* WRITTEN REQUEST: Reproduce nothing but the lines from the start of the material through the line that includes "grey = '#595959'", both ends included, and omit every picture.

------ GIVEN ENTRIES ------

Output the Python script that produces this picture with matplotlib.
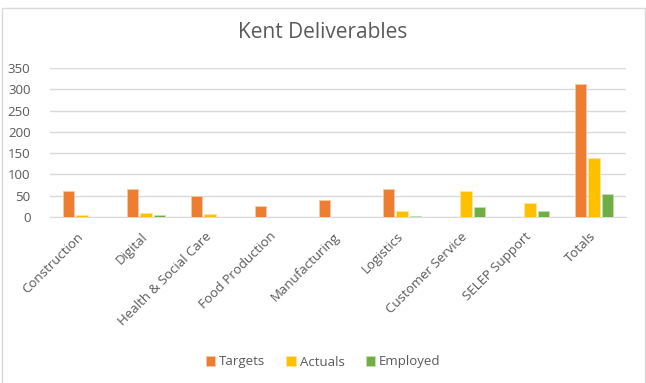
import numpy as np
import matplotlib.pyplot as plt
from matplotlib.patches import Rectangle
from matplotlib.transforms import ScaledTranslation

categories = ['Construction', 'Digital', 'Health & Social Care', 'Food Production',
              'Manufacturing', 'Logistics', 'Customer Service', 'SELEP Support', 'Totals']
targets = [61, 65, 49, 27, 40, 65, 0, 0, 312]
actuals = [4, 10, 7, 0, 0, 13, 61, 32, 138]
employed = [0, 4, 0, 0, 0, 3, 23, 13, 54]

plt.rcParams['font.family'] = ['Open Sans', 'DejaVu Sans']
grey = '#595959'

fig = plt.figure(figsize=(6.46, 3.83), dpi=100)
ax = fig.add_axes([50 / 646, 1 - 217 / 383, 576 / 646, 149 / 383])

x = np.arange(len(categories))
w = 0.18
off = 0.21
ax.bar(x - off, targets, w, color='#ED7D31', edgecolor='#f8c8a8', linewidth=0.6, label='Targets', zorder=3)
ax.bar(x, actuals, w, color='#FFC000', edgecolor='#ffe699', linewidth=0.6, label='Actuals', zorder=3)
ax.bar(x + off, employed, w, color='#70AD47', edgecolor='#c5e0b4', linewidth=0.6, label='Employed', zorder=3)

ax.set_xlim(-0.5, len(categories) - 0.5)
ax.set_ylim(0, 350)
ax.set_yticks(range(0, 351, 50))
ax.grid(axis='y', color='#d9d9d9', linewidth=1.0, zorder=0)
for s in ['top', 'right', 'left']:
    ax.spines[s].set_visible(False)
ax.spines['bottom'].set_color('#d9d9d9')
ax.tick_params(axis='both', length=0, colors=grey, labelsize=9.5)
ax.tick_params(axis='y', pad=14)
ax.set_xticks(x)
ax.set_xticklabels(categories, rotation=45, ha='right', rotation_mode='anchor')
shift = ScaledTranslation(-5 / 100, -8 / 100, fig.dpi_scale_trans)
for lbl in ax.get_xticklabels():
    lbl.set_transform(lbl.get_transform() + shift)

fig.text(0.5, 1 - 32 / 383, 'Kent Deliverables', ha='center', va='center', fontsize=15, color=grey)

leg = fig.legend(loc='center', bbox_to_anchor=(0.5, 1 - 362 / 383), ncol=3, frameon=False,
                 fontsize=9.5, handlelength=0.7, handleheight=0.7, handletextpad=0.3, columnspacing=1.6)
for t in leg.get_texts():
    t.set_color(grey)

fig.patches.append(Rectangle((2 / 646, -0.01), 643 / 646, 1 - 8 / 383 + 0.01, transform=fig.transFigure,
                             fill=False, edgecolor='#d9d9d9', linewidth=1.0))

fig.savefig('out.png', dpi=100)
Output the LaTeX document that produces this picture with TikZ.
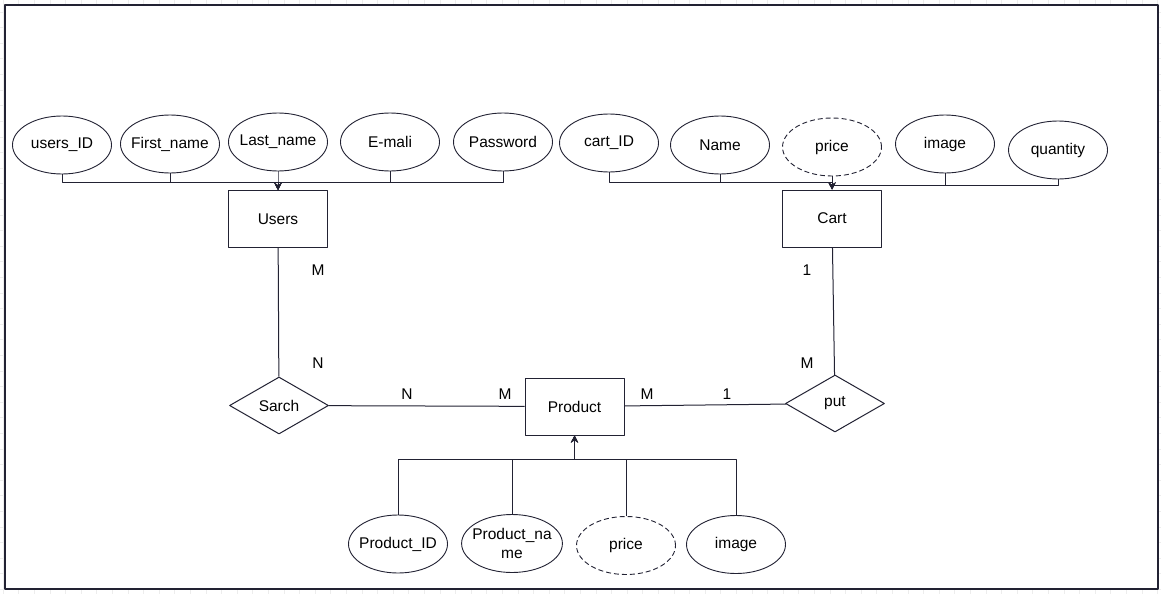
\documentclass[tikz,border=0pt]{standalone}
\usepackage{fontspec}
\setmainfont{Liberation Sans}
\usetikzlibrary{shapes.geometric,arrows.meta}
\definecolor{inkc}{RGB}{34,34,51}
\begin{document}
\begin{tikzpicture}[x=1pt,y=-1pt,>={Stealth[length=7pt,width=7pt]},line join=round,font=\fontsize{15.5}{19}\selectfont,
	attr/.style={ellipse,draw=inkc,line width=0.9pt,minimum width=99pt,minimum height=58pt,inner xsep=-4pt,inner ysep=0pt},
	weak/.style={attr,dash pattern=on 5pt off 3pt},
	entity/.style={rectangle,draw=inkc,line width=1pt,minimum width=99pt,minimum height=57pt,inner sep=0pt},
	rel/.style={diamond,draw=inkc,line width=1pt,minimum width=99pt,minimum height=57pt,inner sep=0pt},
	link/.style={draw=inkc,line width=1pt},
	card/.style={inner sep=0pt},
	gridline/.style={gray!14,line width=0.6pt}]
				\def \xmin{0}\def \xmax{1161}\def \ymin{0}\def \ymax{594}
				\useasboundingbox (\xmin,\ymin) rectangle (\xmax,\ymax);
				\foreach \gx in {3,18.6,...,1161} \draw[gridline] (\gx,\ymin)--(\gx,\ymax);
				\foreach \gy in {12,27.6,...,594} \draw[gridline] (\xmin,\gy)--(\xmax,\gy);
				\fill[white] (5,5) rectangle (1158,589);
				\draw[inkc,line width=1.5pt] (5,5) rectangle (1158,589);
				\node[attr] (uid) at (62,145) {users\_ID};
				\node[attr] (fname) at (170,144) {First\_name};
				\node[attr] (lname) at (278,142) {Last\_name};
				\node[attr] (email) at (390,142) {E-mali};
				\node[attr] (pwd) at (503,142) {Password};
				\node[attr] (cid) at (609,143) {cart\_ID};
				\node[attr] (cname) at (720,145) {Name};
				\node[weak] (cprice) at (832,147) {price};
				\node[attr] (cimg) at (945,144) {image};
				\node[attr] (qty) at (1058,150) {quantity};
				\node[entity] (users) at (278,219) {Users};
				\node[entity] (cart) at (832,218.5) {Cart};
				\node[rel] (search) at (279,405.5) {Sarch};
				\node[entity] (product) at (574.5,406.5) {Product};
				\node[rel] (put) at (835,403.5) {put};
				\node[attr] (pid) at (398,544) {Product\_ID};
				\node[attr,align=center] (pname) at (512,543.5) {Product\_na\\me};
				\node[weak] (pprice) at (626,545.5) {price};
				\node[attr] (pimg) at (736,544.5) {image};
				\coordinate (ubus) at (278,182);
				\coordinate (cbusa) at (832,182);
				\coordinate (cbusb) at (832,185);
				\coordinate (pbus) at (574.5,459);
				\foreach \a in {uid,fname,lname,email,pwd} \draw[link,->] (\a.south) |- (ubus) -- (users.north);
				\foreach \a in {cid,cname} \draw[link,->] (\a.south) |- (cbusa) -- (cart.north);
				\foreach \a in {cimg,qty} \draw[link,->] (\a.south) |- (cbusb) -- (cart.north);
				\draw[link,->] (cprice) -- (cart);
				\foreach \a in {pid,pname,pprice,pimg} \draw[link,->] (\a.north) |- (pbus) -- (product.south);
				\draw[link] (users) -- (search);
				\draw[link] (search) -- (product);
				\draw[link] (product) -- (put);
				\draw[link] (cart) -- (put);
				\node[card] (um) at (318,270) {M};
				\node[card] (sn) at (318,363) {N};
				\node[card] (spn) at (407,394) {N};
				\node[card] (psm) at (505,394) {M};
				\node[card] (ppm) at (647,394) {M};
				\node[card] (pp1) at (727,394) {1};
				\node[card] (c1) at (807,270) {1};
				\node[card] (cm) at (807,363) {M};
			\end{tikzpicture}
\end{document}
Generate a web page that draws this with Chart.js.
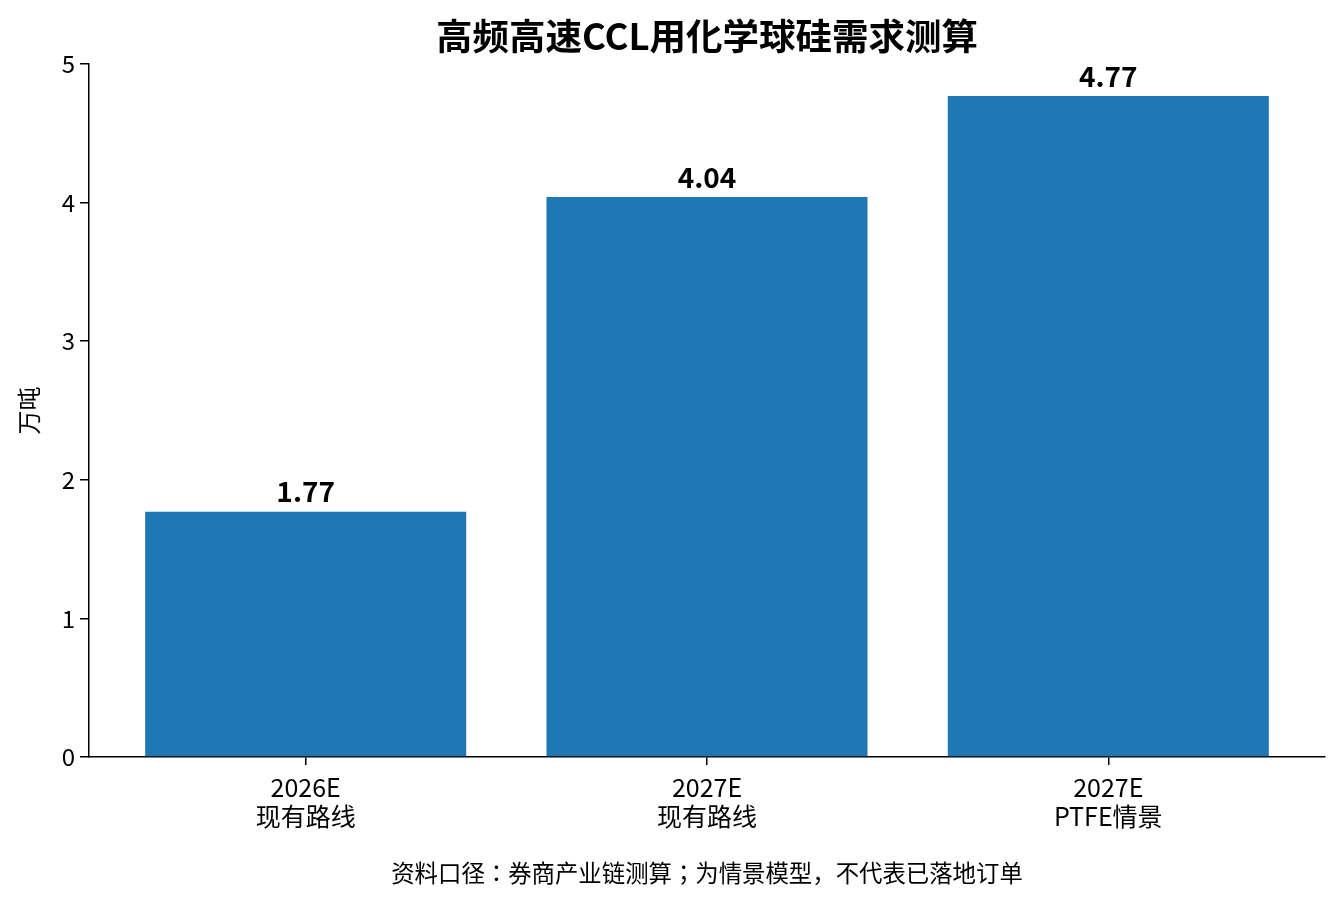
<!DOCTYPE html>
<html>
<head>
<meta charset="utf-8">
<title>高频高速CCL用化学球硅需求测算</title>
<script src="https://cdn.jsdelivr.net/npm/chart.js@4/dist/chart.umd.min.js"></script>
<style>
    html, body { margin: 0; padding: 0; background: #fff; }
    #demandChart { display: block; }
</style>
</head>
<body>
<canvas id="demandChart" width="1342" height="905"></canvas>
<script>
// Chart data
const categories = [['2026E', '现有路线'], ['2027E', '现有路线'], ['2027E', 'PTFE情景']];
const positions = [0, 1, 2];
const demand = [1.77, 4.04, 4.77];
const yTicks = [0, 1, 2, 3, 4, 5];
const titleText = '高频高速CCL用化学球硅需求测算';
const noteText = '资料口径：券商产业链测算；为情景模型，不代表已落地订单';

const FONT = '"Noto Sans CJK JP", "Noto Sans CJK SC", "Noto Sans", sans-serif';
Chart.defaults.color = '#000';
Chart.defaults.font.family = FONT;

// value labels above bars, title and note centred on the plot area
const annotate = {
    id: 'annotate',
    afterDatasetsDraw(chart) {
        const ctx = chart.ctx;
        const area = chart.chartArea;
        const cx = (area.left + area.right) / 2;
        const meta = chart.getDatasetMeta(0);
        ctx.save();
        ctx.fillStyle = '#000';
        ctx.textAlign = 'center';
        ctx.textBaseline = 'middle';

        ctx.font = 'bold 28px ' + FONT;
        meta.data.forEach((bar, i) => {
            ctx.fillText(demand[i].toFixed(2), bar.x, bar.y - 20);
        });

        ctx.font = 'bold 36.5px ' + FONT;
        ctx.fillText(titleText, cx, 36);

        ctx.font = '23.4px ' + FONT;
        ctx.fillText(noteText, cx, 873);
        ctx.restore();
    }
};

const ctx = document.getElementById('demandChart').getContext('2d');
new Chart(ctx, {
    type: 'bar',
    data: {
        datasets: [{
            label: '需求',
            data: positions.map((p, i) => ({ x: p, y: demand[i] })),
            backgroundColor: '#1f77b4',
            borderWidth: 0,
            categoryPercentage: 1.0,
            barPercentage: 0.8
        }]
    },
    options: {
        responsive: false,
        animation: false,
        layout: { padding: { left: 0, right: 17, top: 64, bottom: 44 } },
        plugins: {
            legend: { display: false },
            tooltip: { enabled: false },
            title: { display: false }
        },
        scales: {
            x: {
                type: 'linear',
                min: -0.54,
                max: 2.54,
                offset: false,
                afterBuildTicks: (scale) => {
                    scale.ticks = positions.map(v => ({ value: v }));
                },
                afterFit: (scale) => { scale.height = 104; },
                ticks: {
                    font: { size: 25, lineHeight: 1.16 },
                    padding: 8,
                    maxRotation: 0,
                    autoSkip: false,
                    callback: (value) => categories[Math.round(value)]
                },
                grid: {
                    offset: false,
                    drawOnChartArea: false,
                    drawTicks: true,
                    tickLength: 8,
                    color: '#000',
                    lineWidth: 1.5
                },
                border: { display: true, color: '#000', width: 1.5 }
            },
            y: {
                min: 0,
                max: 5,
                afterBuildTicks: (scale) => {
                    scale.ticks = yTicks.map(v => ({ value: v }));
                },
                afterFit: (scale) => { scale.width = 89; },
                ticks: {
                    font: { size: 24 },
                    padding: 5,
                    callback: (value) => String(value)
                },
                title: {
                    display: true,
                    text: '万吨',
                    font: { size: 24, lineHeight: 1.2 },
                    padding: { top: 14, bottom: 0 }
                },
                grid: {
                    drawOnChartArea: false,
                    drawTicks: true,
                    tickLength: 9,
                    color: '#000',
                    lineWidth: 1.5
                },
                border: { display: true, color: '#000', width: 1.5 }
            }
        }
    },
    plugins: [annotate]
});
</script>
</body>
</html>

------

* TASK ANSWER:
Output the Python script that produces this picture with matplotlib.
import numpy as np
import matplotlib.pyplot as plt
from matplotlib.patches import Rectangle
from matplotlib.transforms import ScaledTranslation

categories = ['Construction', 'Digital', 'Health & Social Care', 'Food Production',
              'Manufacturing', 'Logistics', 'Customer Service', 'SELEP Support', 'Totals']
targets = [61, 65, 49, 27, 40, 65, 0, 0, 312]
actuals = [4, 10, 7, 0, 0, 13, 61, 32, 138]
employed = [0, 4, 0, 0, 0, 3, 23, 13, 54]

plt.rcParams['font.family'] = ['Open Sans', 'DejaVu Sans']
grey = '#595959'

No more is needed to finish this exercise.